I was first exposed to the concept of expectations versus agreements by Coach Steve Chandler.
Even though that was years ago, I find myself revisiting it over and over. In fact, I just got off a call where I spend about half the time talking about this with a client business owner.
It’s a distinction I’ve seen enable dramatic shifts for leaders across all aspects of their lives.
It’s a distinction I try to remind myself of daily.
The Trap of Expectations
We all go through life with expectations—of how others should behave, how a direct report should perform, how a client or customer should show up, and even how board members and investors should act. Most of these expectations remain unclear and unstated, leading to frustration and defensiveness.

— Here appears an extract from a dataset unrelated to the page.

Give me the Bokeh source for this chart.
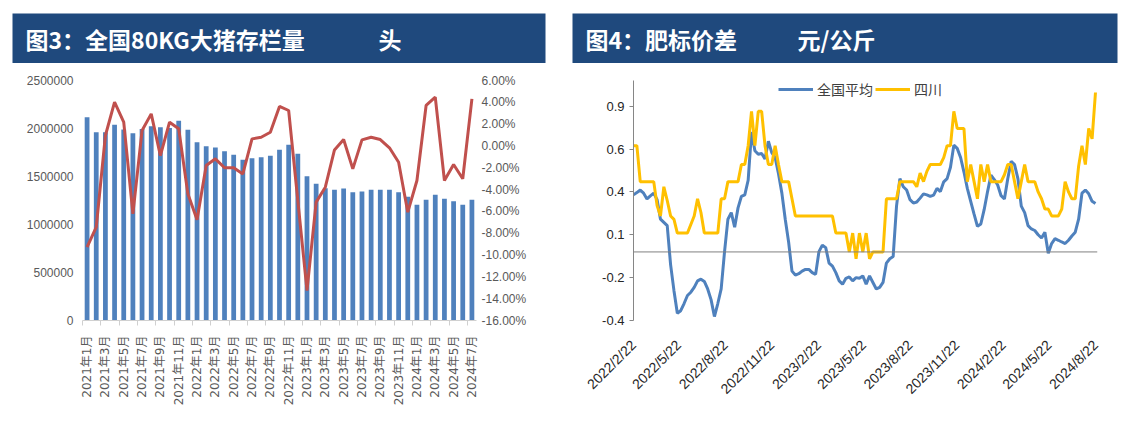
import math
import pandas as pd
from bokeh.plotting import figure
from bokeh.models import (Range1d, LinearAxis, FixedTicker, PrintfTickFormatter,
                          NumeralTickFormatter, Span, Legend, LegendItem)
from bokeh.layouts import column, row
from bokeh.core.properties import value
from bokeh.embed import file_html
from bokeh.resources import INLINE

# ---------------- data: chart 3 ----------------
months = [f"{y}年{m}月" for y in (2021, 2022, 2023, 2024) for m in range(1, 13)][:43]
inventory = [2118000, 1962000, 1960000, 2038000, 1990000, 1951000, 1995000, 2024000,
             2014000, 2005000, 2080000, 1986000, 1858000, 1816000, 1802000, 1764000,
             1726000, 1674000, 1691000, 1701000, 1715000, 1778000, 1830000, 1736000,
             1503000, 1424000, 1378000, 1361000, 1375000, 1337000, 1344000, 1361000,
             1361000, 1361000, 1337000, 1290000, 1205000, 1257000, 1309000, 1267000,
             1243000, 1205000, 1257000]
yoy_pct = [-9.28, -7.45, 0.96, 4.01, 2.18, -6.22, 1.42, 2.94, -0.88, 2.18, 1.57, -4.39,
           -6.77, -1.79, -1.18, -2.0, -2.0, -2.56, 0.65, 0.8, 1.26, 3.62, 3.25, -5.0,
           -13.25, -5.15, -3.78, -0.36, 0.59, -2.1, 0.56, 0.8, 0.59, -0.17, -1.49, -6.07,
           -3.17, 3.71, 4.47, -3.17, -1.7, -3.01, 4.32]
left_ticks = [0, 500000, 1000000, 1500000, 2000000, 2500000]
pct_ticks = list(range(-16, 7, 2))

# ---------------- data: chart 4 ----------------
national = [0.333, 0.346, 0.361, 0.343, 0.309, 0.327, 0.343, 0.305, 0.191, 0.172,
            0.153, -0.074, -0.226, -0.358, -0.343, -0.301, -0.254, -0.235, -0.207, -0.169,
            -0.159, -0.172, -0.216, -0.278, -0.377, -0.301, -0.216, 0.002, 0.191, 0.229,
            0.144, 0.257, 0.324, 0.333, 0.418, 0.700, 0.590, 0.570, 0.574, 0.542,
            0.646, 0.579, 0.551, 0.456, 0.343, 0.191, 0.058, -0.112, -0.135, -0.127,
            -0.112, -0.102, -0.102, -0.121, -0.131, 0.002, 0.040, 0.025, -0.065, -0.083,
            -0.121, -0.169, -0.188, -0.154, -0.146, -0.169, -0.150, -0.154, -0.140, -0.188,
            -0.140, -0.178, -0.216, -0.207, -0.178, -0.065, -0.040, -0.027, 0.267, 0.428,
            0.380, 0.361, 0.305, 0.285, 0.291, 0.314, 0.339, 0.333, 0.324, 0.331,
            0.371, 0.352, 0.409, 0.428, 0.494, 0.623, 0.604, 0.551, 0.466, 0.371,
            0.295, 0.220, 0.149, 0.163, 0.248, 0.352, 0.447, 0.422, 0.390, 0.328,
            0.309, 0.428, 0.528, 0.509, 0.428, 0.267, 0.229, 0.153, 0.134, 0.125,
            0.100, 0.081, 0.115, -0.008, 0.049, 0.077, 0.068, 0.058, 0.049, 0.068,
            0.093, 0.115, 0.191, 0.343, 0.361, 0.339, 0.295, 0.282]
sichuan = [0.62, 0.62, 0.41, 0.41, 0.41, 0.41, 0.41, 0.27, 0.21, 0.38,
           0.30, 0.21, 0.19, 0.11, 0.11, 0.11, 0.11, 0.16, 0.21, 0.31,
           0.23, 0.11, 0.11, 0.11, 0.11, 0.11, 0.31, 0.31, 0.41, 0.41,
           0.41, 0.41, 0.51, 0.51, 0.62, 0.82, 0.62, 0.82, 0.82, 0.62,
           0.51, 0.51, 0.62, 0.51, 0.41, 0.41, 0.41, 0.31, 0.21, 0.21,
           0.21, 0.21, 0.21, 0.21, 0.21, 0.21, 0.21, 0.21, 0.21, 0.21,
           0.11, 0.11, 0.11, 0.11, 0.0, 0.11, -0.04, 0.11, 0.0, 0.11,
           -0.04, 0.0, 0.0, 0.0, 0.0, 0.31, 0.31, 0.31, 0.31, 0.41,
           0.41, 0.41, 0.41, 0.41, 0.38, 0.46, 0.41, 0.47, 0.51, 0.51,
           0.51, 0.51, 0.55, 0.62, 0.62, 0.82, 0.72, 0.72, 0.72, 0.41,
           0.51, 0.41, 0.31, 0.51, 0.41, 0.51, 0.41, 0.41, 0.41, 0.41,
           0.45, 0.51, 0.51, 0.41, 0.31, 0.41, 0.51, 0.41, 0.41, 0.41,
           0.35, 0.31, 0.25, 0.25, 0.21, 0.21, 0.21, 0.25, 0.41, 0.35,
           0.31, 0.31, 0.50, 0.62, 0.51, 0.72, 0.66, 0.93]
date_start, date_end = "2022-02-22", "2024-08-22"
x_tick_labels = ["2022/2/22", "2022/5/22", "2022/8/22", "2022/11/22", "2023/2/22",
                 "2023/5/22", "2023/8/22", "2023/11/22", "2024/2/22", "2024/5/22",
                 "2024/8/22"]
y_tick_values = [-0.4, -0.15, 0.1, 0.35, 0.6, 0.85]
y_tick_labels = ["-0.4", "-0.2", "0.1", "0.4", "0.6", "0.9"]

HEADER_BLUE = "#1F497D"
CJK = "Noto Sans CJK SC"


def header(width, band_left, band_right, parts):
    h = figure(width=width, height=63, x_range=Range1d(0, width), y_range=Range1d(0, 63),
               toolbar_location=None, output_backend="svg",
               x_axis_location=None, y_axis_location=None, min_border=0)
    h.grid.visible = False
    h.outline_line_color = None
    h.quad(left=band_left, right=band_right, bottom=0, top=50,
           fill_color=HEADER_BLUE, line_color=None)
    for x, t in parts:
        h.text(x=[x], y=[25], text=[t], text_font=value(CJK), text_font_style="bold",
               text_font_size="23px", text_color="white", text_baseline="middle")
    return h


h1 = header(568, 12, 545, [(25, "图3：全国80KG大猪存栏量"), (378, "头")])
h2 = header(552, 4, 549, [(17, "图4：肥标价差"), (229, "元/公斤")])

# ---------------- chart 3 ----------------
idx = list(range(len(months)))
p1 = figure(width=568, height=350, x_range=Range1d(-0.5, len(months) - 0.5),
            y_range=Range1d(0, 2500000), toolbar_location=None, output_backend="svg",
            min_border_left=82, min_border_right=92, min_border_top=17, min_border_bottom=93)
p1.extra_y_ranges = {"pct": Range1d(-16, 6)}
p1.grid.visible = False
p1.outline_line_color = None
p1.vbar(x=idx, top=inventory, width=0.52, fill_color="#4F81BD", line_color=None)
p1.line(x=idx, y=yoy_pct, y_range_name="pct", line_color="#C0504D", line_width=3)

ya = p1.yaxis[0]
ya.ticker = FixedTicker(ticks=left_ticks)
ya.formatter = NumeralTickFormatter(format="0")
ya.axis_line_color = None
ya.major_tick_line_color = None
ya.minor_tick_line_color = None
ya.major_tick_out = 0
ya.major_label_standoff = 9
ya.major_label_text_font = "Liberation Sans"
ya.major_label_text_font_size = "12px"
ya.major_label_text_color = "#595959"

ra = LinearAxis(y_range_name="pct", ticker=FixedTicker(ticks=pct_ticks),
                formatter=PrintfTickFormatter(format="%.2f%%"))
ra.axis_line_color = None
ra.major_tick_line_color = None
ra.minor_tick_line_color = None
ra.major_tick_out = 0
ra.major_label_standoff = 5
ra.major_label_text_font = "Liberation Sans"
ra.major_label_text_font_size = "12px"
ra.major_label_text_color = "#595959"
p1.add_layout(ra, "right")

xa = p1.xaxis[0]
shown = idx[::2]
xa.ticker = FixedTicker(ticks=shown, minor_ticks=[i - 0.5 for i in shown])
xa.major_label_overrides = {i: months[i] for i in shown}
xa.major_label_orientation = math.pi / 2
xa.axis_line_color = "#d0d0d0"
xa.major_tick_line_color = None
xa.major_tick_out = 0
xa.minor_tick_out = 5
xa.minor_tick_in = 0
xa.minor_tick_line_color = "#d0d0d0"
xa.major_label_standoff = 10
xa.major_label_text_font = "DejaVu Sans, Noto Sans CJK SC"
xa.major_label_text_font_size = "12px"
xa.major_label_text_color = "#595959"

# ---------------- chart 4 ----------------
dates = pd.date_range(date_start, date_end, periods=len(national))
pad = pd.Timedelta(days=4)
p2 = figure(width=552, height=350, x_axis_type="datetime",
            x_range=Range1d(dates[0], dates[-1] + pad), y_range=Range1d(-0.4, 1.0),
            toolbar_location=None, output_backend="svg",
            min_border_left=65, min_border_right=23, min_border_top=11, min_border_bottom=93)
p2.grid.visible = False
p2.outline_line_color = None
p2.add_layout(Span(location=0, dimension="width", line_color="#808080", line_width=1))
r_nat = p2.line(dates, national, line_color="#4F81BD", line_width=3)
r_sc = p2.line(dates, sichuan, line_color="#FFC000", line_width=3)

tick_ms = [int(pd.Timestamp(pd.to_datetime(t, format="%Y/%m/%d")).value // 10**6) for t in x_tick_labels]
xb = p2.xaxis[0]
xb.ticker = FixedTicker(ticks=tick_ms)
xb.major_label_overrides = {ms: lab for ms, lab in zip(tick_ms, x_tick_labels)}
xb.major_label_orientation = math.pi / 4
xb.axis_line_color = None
xb.major_tick_line_color = None
xb.minor_tick_line_color = None
xb.major_tick_out = 0
xb.major_label_standoff = 22
xb.major_label_text_font = "Liberation Sans"
xb.major_label_text_font_size = "14px"
xb.major_label_text_color = "#262626"

yb = p2.yaxis[0]
yb.ticker = FixedTicker(ticks=y_tick_values)
yb.major_label_overrides = {v: s for v, s in zip(y_tick_values, y_tick_labels)}
yb.axis_line_color = "#868686"
yb.major_tick_line_color = "#868686"
yb.major_tick_out = 4
yb.major_tick_in = 0
yb.minor_tick_line_color = None
yb.major_label_standoff = 5
yb.major_label_text_font = "Liberation Sans"
yb.major_label_text_font_size = "13px"
yb.major_label_text_color = "#262626"

legend = Legend(items=[LegendItem(label="全国平均", renderers=[r_nat]),
                       LegendItem(label="四川", renderers=[r_sc])],
                orientation="horizontal", location=(145, 221))
legend.margin = 0
legend.padding = 0
legend.spacing = 2
legend.glyph_width = 35
legend.label_standoff = 4
legend.border_line_color = None
legend.background_fill_alpha = 0
legend.label_text_font = CJK
legend.label_text_font_size = "14px"
legend.label_text_color = "#404040"
p2.add_layout(legend)

layout = column(row(h1, h2), row(p1, p2))
open("out.html", "w").write(file_html(layout, INLINE))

Consider this scenario: a leader feels powerful by setting expectations and expresses disappointment when they aren’t met. The recipient, however, often has no idea what the expectations were because they were never clearly communicated. Or they feel like the expectations were unrealistic but they had no ability to challenge them or even have a discussion.
Have you ever been on the receiving end of expectations where someone said, “You should have known,” or “You haven’t met my expectations”? The first impulse is often to defend oneself, to argue that you were unaware of what was being asked. Both parties end up in a cycle of frustrated and defensiveness.
Expectations are a curse. If someone meets your expectations, they merely meet the baseline; if they don’t, you’re left disappointed. It’s a no-win situation, which ultimately hampers productivity and morale.
The Magic of Agreements
An agreement involves a two-way conversation, where both parties have input and buy-in. Unlike unstated or imposed expectations, agreements require mutual understanding and commitment. Agreements are like a magical superpower for engagement and satisfaction.
Imagine this: you have a goal for your sales team. Instead of imposing this target, you discuss it with your team. “Do you agree this is an appropriate goal for the quarter?” If the team leader needs additional resources to meet this goal, you discuss and provide them. This way, everyone is on the same page, and there is a shared commitment to the goal.
An agreement is a dialogue. For example, if Sue says she needs another salesperson to achieve the goal, you consider and provide the necessary resources (or adjust the goal). This transforms the interaction from a top-down directive to a true conversation. The goal is now a mutual commitment rather than an imposed expectation.
Agreements transform defensiveness into collaboration. When people have input and agree on the goals and deliverables, they are more motivated to achieve them. This approach doesn’t just remake your business; it can significantly improve personal relationships too.
Real-Life Impact
Reflecting on my own life, I’ve noticed that issues in my relationships (yes, including my wife) have often stemmed from unspoken expectations rather than explicit agreements. When both parties are clear about their commitments and have agreed upon them, the relationship thrives. When expectations are allowed to fester, everyone is frustrated. This principle applies to professional relationships as well. Clear agreements prevent misunderstandings and foster a cooperative environment.
In professional settings, agreements can reshape team dynamics. When team members know what is expected and have agreed to their roles and responsibilities, they are more likely to take ownership of their tasks. This leads to higher accountability and better performance.
Shifting from Expectations to Agreements
The shift from expectations to agreements requires a conscious effort to communicate clearly and involve all parties in the decision-making process. Here are some steps to facilitate this shift:
- Initiate Open Conversations: Start with a dialogue about goals and expectations. Make sure everyone has a voice and can express their needs and concerns.
- Clarify Roles and Responsibilities: Ensure that everyone understands their role and what is expected of them. This includes defining specific deliverables and timelines.
- Provide Necessary Resources: If someone needs additional resources to meet an agreement, provide them. This shows your commitment to their success and reinforces the agreement.
- Regular Check-Ins: Hold regular check-ins to monitor progress and address any issues that arise. This keeps everyone aligned and accountable.
- Celebrate Successes: When agreements are met, celebrate the success. This reinforces the positive impact of working collaboratively and meeting commitments.
Conclusion
Shifting from expectations to agreements can transform your leadership, enhance your business outcomes, and shift your personal relationships as well. Embrace the magic of agreements and watch everything change for the better. As a leader, moving away from the curse of expectations and towards the magic of agreements can be a game-changer.
Improved results with less stress for everyone. What could be better?
How have agreements versus expectations played a role in your leadership journey?